Il dialogo con Warburg è arricchito inoltre dal confronto con le posizioni di Henri Focillon (Annamaria Ducci, Altri atlanti di immagini: Henri Foccilon e la vitalità delle forme). Malgrado i due diversi campi di interesse (l’arte medievale per Focillon, quella soprattutto rinascimentale per Warburg), sono molte le affinità tra i due studiosi. Entrambi ricorrono a metafore geologiche per descrivere la propria rappresentazione della storia culturale.
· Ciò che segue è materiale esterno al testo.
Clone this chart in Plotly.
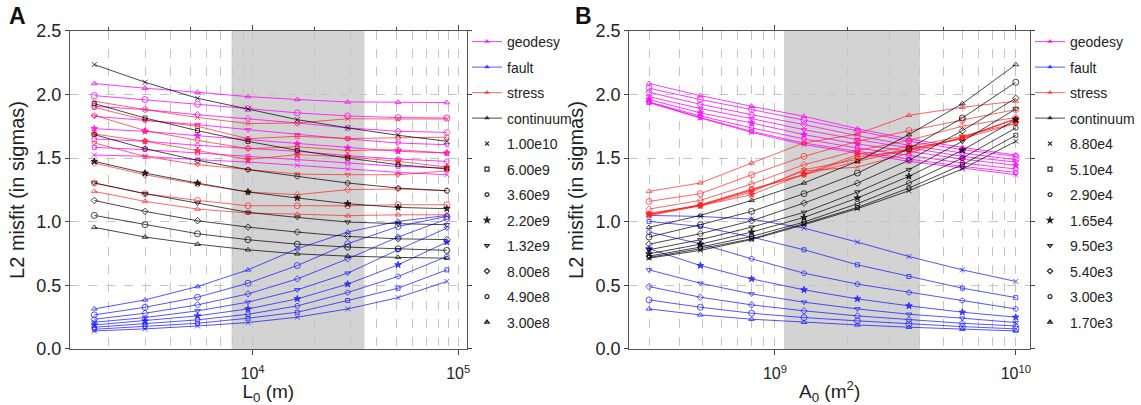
import plotly.graph_objects as go

# ---------------- data ----------------
L0_vals = [1.7e3, 3.0e3, 5.4e3, 9.5e3, 1.65e4, 2.9e4, 5.1e4, 8.8e4]
A0_vals = [3.0e8, 4.9e8, 8.0e8, 1.32e9, 2.2e9, 3.6e9, 6.0e9, 1.0e10]
L0_labels = ["1.70e3", "3.00e3", "5.40e3", "9.50e3", "1.65e4", "2.90e4", "5.10e4", "8.80e4"]
A0_labels = ["3.00e8", "4.90e8", "8.00e8", "1.32e9", "2.20e9", "3.60e9", "6.00e9", "1.00e10"]
datasets = ["geodesy", "fault", "stress", "continuum"]

# misfit[row = L0 index][col = A0 index]
geodesy = [
    [2.087, 1.992, 1.908, 1.829, 1.732, 1.651, 1.585, 1.525],
    [2.050, 1.961, 1.882, 1.798, 1.711, 1.633, 1.567, 1.514],
    [2.018, 1.924, 1.842, 1.764, 1.677, 1.601, 1.541, 1.488],
    [1.984, 1.890, 1.811, 1.724, 1.646, 1.580, 1.514, 1.470],
    [1.961, 1.856, 1.777, 1.685, 1.612, 1.554, 1.493, 1.444],
    [1.942, 1.832, 1.738, 1.651, 1.580, 1.520, 1.462, 1.415],
    [1.940, 1.819, 1.711, 1.619, 1.554, 1.493, 1.436, 1.388],
    [1.937, 1.816, 1.703, 1.606, 1.541, 1.475, 1.423, 1.370],
]
fault = [
    [0.315, 0.268, 0.234, 0.210, 0.189, 0.171, 0.155, 0.142],
    [0.386, 0.328, 0.281, 0.247, 0.221, 0.197, 0.176, 0.158],
    [0.491, 0.407, 0.347, 0.300, 0.260, 0.229, 0.202, 0.181],
    [0.622, 0.517, 0.433, 0.368, 0.315, 0.273, 0.242, 0.208],
    [0.788, 0.656, 0.551, 0.465, 0.394, 0.339, 0.289, 0.250],
    [0.919, 0.827, 0.709, 0.596, 0.510, 0.444, 0.381, 0.315],
    [1.003, 0.963, 0.880, 0.780, 0.662, 0.570, 0.478, 0.404],
    [1.050, 1.042, 1.021, 0.950, 0.840, 0.727, 0.622, 0.531],
]
stress = [
    [1.239, 1.305, 1.462, 1.620, 1.690, 1.837, 1.900, 1.948],
    [1.160, 1.221, 1.370, 1.514, 1.633, 1.717, 1.800, 1.882],
    [1.100, 1.168, 1.297, 1.449, 1.560, 1.640, 1.751, 1.820],
    [1.069, 1.126, 1.234, 1.409, 1.490, 1.575, 1.653, 1.772],
    [1.060, 1.126, 1.213, 1.375, 1.528, 1.590, 1.672, 1.777],
    [1.048, 1.126, 1.253, 1.370, 1.510, 1.560, 1.655, 1.810],
    [1.055, 1.134, 1.258, 1.370, 1.475, 1.567, 1.660, 1.808],
    [1.055, 1.134, 1.245, 1.400, 1.430, 1.540, 1.665, 1.808],
]
continuum = [
    [0.956, 1.050, 1.168, 1.305, 1.475, 1.685, 1.929, 2.236],
    [0.880, 0.977, 1.082, 1.221, 1.383, 1.575, 1.816, 2.097],
    [0.824, 0.906, 1.008, 1.147, 1.304, 1.483, 1.716, 1.971],
    [0.780, 0.859, 0.958, 1.074, 1.234, 1.410, 1.632, 1.887],
    [0.748, 0.824, 0.919, 1.034, 1.187, 1.357, 1.562, 1.803],
    [0.730, 0.801, 0.885, 0.998, 1.142, 1.305, 1.501, 1.738],
    [0.720, 0.788, 0.866, 0.985, 1.113, 1.265, 1.449, 1.680],
    [0.714, 0.775, 0.860, 0.977, 1.103, 1.244, 1.415, 1.633],
]
shade_A = [7.9e3, 3.5e4]
shade_B = [1.09e9, 4.0e9]

# ---------------- styles ----------------
matrices = {"geodesy": geodesy, "fault": fault, "stress": stress, "continuum": continuum}
colors = {"geodesy": "rgba(255,0,255,0.78)", "fault": "rgba(20,20,255,0.72)",
          "stress": "rgba(255,30,30,0.68)", "continuum": "rgba(0,0,0,0.72)"}
symbols = ["triangle-up-open", "circle-open", "diamond-open", "triangle-down-open",
           "star", "octagon-open", "square-open", "x-thin-open"]
sizes = [5, 6, 5, 5, 5, 5, 4, 5]
FONT = "Arial, Liberation Sans, sans-serif"

fig = go.Figure()

# panel A: x = L0, one line per A0 ; panel B: x = A0, one line per L0
for name in datasets:
    M = matrices[name]
    for j in range(len(A0_vals)):
        fig.add_trace(go.Scatter(
            x=L0_vals, y=[M[i][j] for i in range(len(L0_vals))],
            mode="lines+markers", xaxis="x", yaxis="y", showlegend=False,
            line=dict(color=colors[name], width=1),
            marker=dict(symbol=symbols[j], size=sizes[j], color=colors[name],
                        line=dict(color=colors[name], width=1))))
    for i in range(len(L0_vals)):
        fig.add_trace(go.Scatter(
            x=A0_vals, y=M[i], mode="lines+markers", xaxis="x2", yaxis="y2",
            showlegend=False,
            line=dict(color=colors[name], width=1),
            marker=dict(symbol=symbols[i], size=sizes[i], color=colors[name],
                        line=dict(color=colors[name], width=1))))

# legend entries
for leg, labels in (("legend", A0_labels), ("legend2", L0_labels)):
    xa = "x" if leg == "legend" else "x2"
    ya = "y" if leg == "legend" else "y2"
    for name in datasets:
        fig.add_trace(go.Scatter(
            x=[None], y=[None], mode="lines+markers", name=name, legend=leg,
            legendgroup=leg + name, xaxis=xa, yaxis=ya,
            line=dict(color=colors[name], width=1),
            marker=dict(symbol="triangle-up", size=5, color=colors[name])))
    for k in reversed(range(len(labels))):
        fig.add_trace(go.Scatter(
            x=[None], y=[None], mode="markers", name=labels[k], legend=leg,
            legendgroup=leg + labels[k], xaxis=xa, yaxis=ya,
            marker=dict(symbol=symbols[k], size=4, color="#222",
                        line=dict(color="#222", width=1.2))))

def minor_vals(lo, hi):
    out = []
    for e in range(lo, hi):
        for m in range(2, 10):
            out.append(m * 10 ** e)
    return out

grid = dict(showgrid=True, gridcolor="#c4c4c4", griddash="dash", gridwidth=1)
common_x = dict(type="log", ticks="outside", ticklen=5, tickcolor="#444",
                showline=True, linecolor="#555", linewidth=1.2, mirror="ticks",
                zeroline=False, automargin=False, ticklabelstandoff=5,
                tickfont=dict(size=16, color="#222", family=FONT),
                title_font=dict(size=19, color="#222", family=FONT), **grid)
common_y = dict(range=[0, 2.5], tickvals=[0, 0.5, 1.0, 1.5, 2.0, 2.5],
                ticktext=["0.0", "0.5", "1.0", "1.5", "2.0", "2.5"],
                ticks="outside", ticklen=4, tickcolor="#444", showline=True,
                linecolor="#555", linewidth=1.2, mirror="ticks", zeroline=False,
                automargin=False,
                tickfont=dict(size=18, color="#222", family=FONT),
                title=dict(text="L2 misfit (in sigmas)", standoff=6,
                           font=dict(size=20, color="#222", family=FONT)),
                domain=[0.1383, 0.9235], **grid)

fig.update_layout(
    width=1141, height=405, autosize=False,
    margin=dict(l=0, r=0, t=0, b=0, autoexpand=False),
    paper_bgcolor="white", plot_bgcolor="white",
    font=dict(family=FONT, color="#222"),
    xaxis=dict(domain=[0.0613, 0.4090], anchor="y", range=[3.112, 5.041],
               tickvals=[1e4, 1e5], ticktext=["10<sup>4</sup>", "10<sup>5</sup>"],
               minor=dict(tickmode="array", tickvals=minor_vals(3, 5), ticks="",
                          showgrid=True, gridcolor="#c4c4c4", griddash="dash"),
               title=dict(text="L<sub>0</sub> (m)", standoff=6), **common_x),
    xaxis2=dict(domain=[0.5515, 0.9027], anchor="y2", range=[8.395, 10.059],
                tickvals=[1e9, 1e10], ticktext=["10<sup>9</sup>", "10<sup>10</sup>"],
                minor=dict(tickmode="array", tickvals=minor_vals(8, 10), ticks="",
                           showgrid=True, gridcolor="#c4c4c4", griddash="dash"),
                title=dict(text="A<sub>0</sub> (m<sup>2</sup>)", standoff=6), **common_x),
    xaxis3=dict(overlaying="x", side="top", anchor="y", type="log", range=[3.112, 5.041],
                tickvals=[2e3, 5e3, 2e4, 5e4], ticks="outside", ticklen=3,
                tickcolor="#444", showticklabels=False, showgrid=False,
                showline=False, zeroline=False, automargin=False),
    xaxis4=dict(overlaying="x2", side="top", anchor="y2", type="log", range=[8.395, 10.059],
                tickvals=[5e8, 2e9, 5e9], ticks="outside", ticklen=3,
                tickcolor="#444", showticklabels=False, showgrid=False,
                showline=False, zeroline=False, automargin=False),
    yaxis=dict(anchor="x", **common_y),
    yaxis2=dict(anchor="x2", **common_y),
    legend=dict(x=467 / 1141, y=1 - 26 / 405, xanchor="left", yanchor="top",
                font=dict(size=14, color="#222", family=FONT), itemwidth=30,
                traceorder="grouped", tracegroupgap=4.3, bgcolor="rgba(0,0,0,0)"),
    legend2=dict(x=1030 / 1141, y=1 - 26 / 405, xanchor="left", yanchor="top",
                 font=dict(size=14, color="#222", family=FONT), itemwidth=30,
                 traceorder="grouped", tracegroupgap=4.3, bgcolor="rgba(0,0,0,0)"),
    shapes=[
        dict(type="rect", xref="x", yref="y", x0=shade_A[0], x1=shade_A[1], y0=0, y1=2.5,
             fillcolor="#d3d3d3", line=dict(width=0), layer="below"),
        dict(type="rect", xref="x2", yref="y2", x0=shade_B[0], x1=shade_B[1], y0=0, y1=2.5,
             fillcolor="#d3d3d3", line=dict(width=0), layer="below"),
    ],
    annotations=[
        dict(text="<b>A</b>", x=17 / 1141, y=1 - 16 / 405, xref="paper", yref="paper",
             xanchor="center", yanchor="middle", showarrow=False,
             font=dict(size=23, color="#111", family=FONT)),
        dict(text="<b>B</b>", x=583 / 1141, y=1 - 16 / 405, xref="paper", yref="paper",
             xanchor="center", yanchor="middle", showarrow=False,
             font=dict(size=23, color="#111", family=FONT)),
    ],
)

# dummy traces so overlay axes render
fig.add_trace(go.Scatter(x=[None], y=[None], xaxis="x3", yaxis="y", showlegend=False))
fig.add_trace(go.Scatter(x=[None], y=[None], xaxis="x4", yaxis="y2", showlegend=False))

fig.write_html("out.html")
Inoltre per Focillon «le immagini non sono puri sintomi di un periodo, ma funzionano da attivatori della coscienza storica; l’opera d’arte non è soltanto fattore di un processo culturale, ma essa stessa incide sulla storia in forme e modi che non sono sempre evidenti (…). Un punto questo che pare essere molto vicino a quanto affrontato da Warburg «psico-storico», allievo attento alle lezioni di Lamprecht e Usener che lo avviarono allo studio della psicologia storica e del mito» (ivi, p. 86).   

 A volte gli accostamenti di Warburg tra immagini e forme d’arte appartenenti a contesti culturali lontani o le ricostruzioni storiche di alcune opere d’arte (Elisabetta Villari, I saggi di Aby Warburg sugli arazzi come “veicoli mobili”) ci sembrano oggi degli azzardi. Tuttavia la crescita negli ultimi vent’anni degli studi dedicati a Warburg, nonché dei saggi che si ispirano al suo approccio storico-antropologico (Claudia Cieri Via, Postfazione. Aby Warburg e il Nachleben delle immagini) mostra come la lezione warburghiana non sia affatto superata.